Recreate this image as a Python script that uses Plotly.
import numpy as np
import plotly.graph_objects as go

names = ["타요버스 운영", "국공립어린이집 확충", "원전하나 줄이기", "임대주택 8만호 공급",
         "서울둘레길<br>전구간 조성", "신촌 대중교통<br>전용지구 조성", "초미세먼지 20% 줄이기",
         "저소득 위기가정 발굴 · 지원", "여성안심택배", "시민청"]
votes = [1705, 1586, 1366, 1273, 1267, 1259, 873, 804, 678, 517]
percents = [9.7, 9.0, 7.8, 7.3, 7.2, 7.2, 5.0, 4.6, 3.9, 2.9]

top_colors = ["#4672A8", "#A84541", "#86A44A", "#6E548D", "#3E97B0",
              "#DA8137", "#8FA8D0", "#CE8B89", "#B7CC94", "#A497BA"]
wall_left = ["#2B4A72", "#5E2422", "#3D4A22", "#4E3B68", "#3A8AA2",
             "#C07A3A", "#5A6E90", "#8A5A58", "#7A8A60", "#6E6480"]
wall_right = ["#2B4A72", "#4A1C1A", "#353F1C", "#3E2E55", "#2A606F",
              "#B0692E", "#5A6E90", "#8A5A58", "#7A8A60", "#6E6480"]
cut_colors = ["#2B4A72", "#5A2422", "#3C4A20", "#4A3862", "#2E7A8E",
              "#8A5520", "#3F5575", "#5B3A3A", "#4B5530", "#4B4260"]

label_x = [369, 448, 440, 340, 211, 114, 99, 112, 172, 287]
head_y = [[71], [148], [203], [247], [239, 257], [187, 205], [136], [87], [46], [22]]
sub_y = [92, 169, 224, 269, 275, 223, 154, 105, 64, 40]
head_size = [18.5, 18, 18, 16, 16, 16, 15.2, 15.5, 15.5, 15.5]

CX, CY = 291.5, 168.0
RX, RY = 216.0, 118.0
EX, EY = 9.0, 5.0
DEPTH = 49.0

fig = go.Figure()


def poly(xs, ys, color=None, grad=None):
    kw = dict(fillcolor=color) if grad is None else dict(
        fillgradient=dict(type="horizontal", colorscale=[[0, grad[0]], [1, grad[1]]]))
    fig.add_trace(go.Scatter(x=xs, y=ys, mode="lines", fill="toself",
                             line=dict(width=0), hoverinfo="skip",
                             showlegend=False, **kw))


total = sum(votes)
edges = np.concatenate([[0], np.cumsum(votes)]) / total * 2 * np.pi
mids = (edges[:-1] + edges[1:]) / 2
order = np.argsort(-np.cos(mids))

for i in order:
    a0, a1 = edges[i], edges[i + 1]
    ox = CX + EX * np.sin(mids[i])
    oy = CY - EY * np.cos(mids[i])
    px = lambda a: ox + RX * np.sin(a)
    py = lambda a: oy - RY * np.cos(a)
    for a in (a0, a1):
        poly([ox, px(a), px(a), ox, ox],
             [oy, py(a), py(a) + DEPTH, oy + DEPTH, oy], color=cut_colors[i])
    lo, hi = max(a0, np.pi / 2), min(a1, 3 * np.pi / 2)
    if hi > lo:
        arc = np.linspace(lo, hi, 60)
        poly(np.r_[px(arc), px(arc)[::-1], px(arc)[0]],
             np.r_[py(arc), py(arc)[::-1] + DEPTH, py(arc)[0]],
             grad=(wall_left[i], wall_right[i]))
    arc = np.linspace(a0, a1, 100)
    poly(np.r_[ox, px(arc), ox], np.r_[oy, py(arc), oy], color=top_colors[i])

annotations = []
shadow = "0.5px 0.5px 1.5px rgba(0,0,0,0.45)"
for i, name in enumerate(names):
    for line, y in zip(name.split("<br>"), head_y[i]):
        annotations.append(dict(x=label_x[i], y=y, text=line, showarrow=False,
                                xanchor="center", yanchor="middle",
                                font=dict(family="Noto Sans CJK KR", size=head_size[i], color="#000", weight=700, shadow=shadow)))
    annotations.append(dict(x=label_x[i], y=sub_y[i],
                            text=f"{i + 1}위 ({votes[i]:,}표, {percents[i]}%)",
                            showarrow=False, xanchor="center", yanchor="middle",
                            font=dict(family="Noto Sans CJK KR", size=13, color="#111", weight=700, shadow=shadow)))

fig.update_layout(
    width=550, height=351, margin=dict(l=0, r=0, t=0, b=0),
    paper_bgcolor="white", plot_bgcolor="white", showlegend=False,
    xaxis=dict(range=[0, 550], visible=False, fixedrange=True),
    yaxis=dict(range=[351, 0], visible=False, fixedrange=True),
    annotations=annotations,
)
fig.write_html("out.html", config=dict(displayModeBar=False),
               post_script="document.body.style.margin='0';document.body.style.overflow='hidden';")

· · · · ·

● Written task
Print only the lines that run from the start of the listing to the line bearing "4.6, 3.9, 2.9]"; please keep the first line and that last one, exactly as they appear.

● Finished answer
Recreate this image as a Python script that uses Plotly.
import numpy as np
import plotly.graph_objects as go

names = ["타요버스 운영", "국공립어린이집 확충", "원전하나 줄이기", "임대주택 8만호 공급",
         "서울둘레길<br>전구간 조성", "신촌 대중교통<br>전용지구 조성", "초미세먼지 20% 줄이기",
         "저소득 위기가정 발굴 · 지원", "여성안심택배", "시민청"]
votes = [1705, 1586, 1366, 1273, 1267, 1259, 873, 804, 678, 517]
percents = [9.7, 9.0, 7.8, 7.3, 7.2, 7.2, 5.0, 4.6, 3.9, 2.9]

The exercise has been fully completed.